Endangered sawfish die-off in Florida Keys baffles scientists
SUGARLOAF KEY, FLA. >> Fishing guides in the Florida Keys began reporting unusual sightings to Ross Boucek in the fall. Small bait fish, especially at night, would start spinning in tight circles in the water, seemingly in distress.
As the months went by, more reports trickled in to Boucek, a biologist with the Bonefish & Tarpon Trust, a nonprofit conservation group. Bigger fish — jacks, snook — were swimming in spirals or upside down in the shallow waters of the Atlantic Ocean and Gulf of Mexico. So were stingrays and the occasional shark.
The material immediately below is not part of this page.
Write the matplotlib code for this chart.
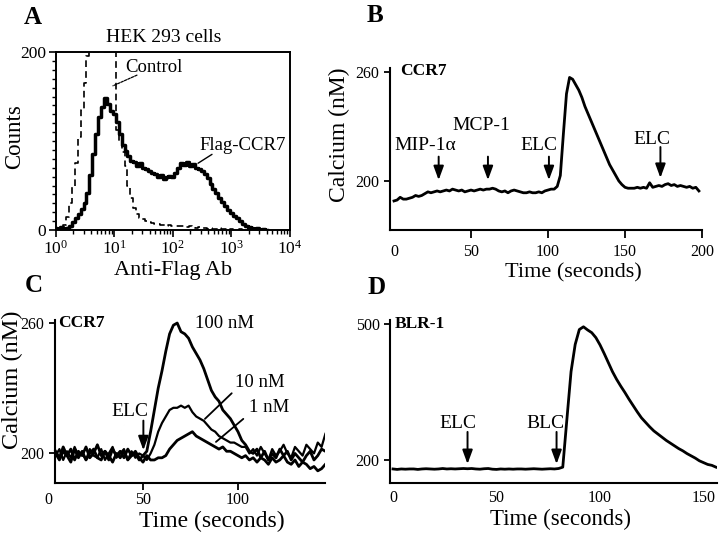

Boucek called scientists at state agencies and universities. They held meetings, took samples of the water and fish and tried to figure out the cause
In January, the ailment began afflicting smalltooth sawfish, a type of large, prehistoric-looking ray named for the look of its snout-like rostrum lined with sharp teeth. The sawfish, which are endangered and reliably found only in southernmost Florida, started dying.
The search for answers became urgent, Boucek said, “the second an endangered species started dying off at unprecedented rates.”
He now spends much of his time collecting samples
and recording data from sensors that he deploys along the sea bottom, looking for changes or patterns that might help solve the mystery.
At least 38 sawfish have died this year, according to the Florida Fish and Wildlife Commission, which is investigating the deaths. Perhaps only hundreds of breeding sawfish females remain in the wild, said R. Dean Grubbs, a fish ecologist at Florida State University. The fish can grow as long as 18 feet, according to the commission. A research team led by state scientists has raced to conduct experiments, tag sawfish and sample their blood. Florida lawmakers designated $2 million in emergency funds to help carry out the work.
But scientists have not yet figured out what is going on. They have ruled out a few potential causes, including red tide, the toxic
algal bloom that has led to past massive fish kills.
Some wonder if the summer's record-breaking sea temperatures, which bleached coral throughout the Keys, may have altered the ecosystem and triggered unusual microalgal growth.
In their best lead to date, they have learned that microalgae naturally present near the sea bottom have produced an elevated level of toxins that acutely affect the neurological systems of fish when they swim into those areas.
That might explain why spinning fish seem to recover when pulled up from the sea bottom (where toxin concentrations are higher) toward the water surface (where concentrations are lower), said Michael Parsons, a marine science professor at Florida Gulf Coast University. Sawfish are sea-bottom dwellers.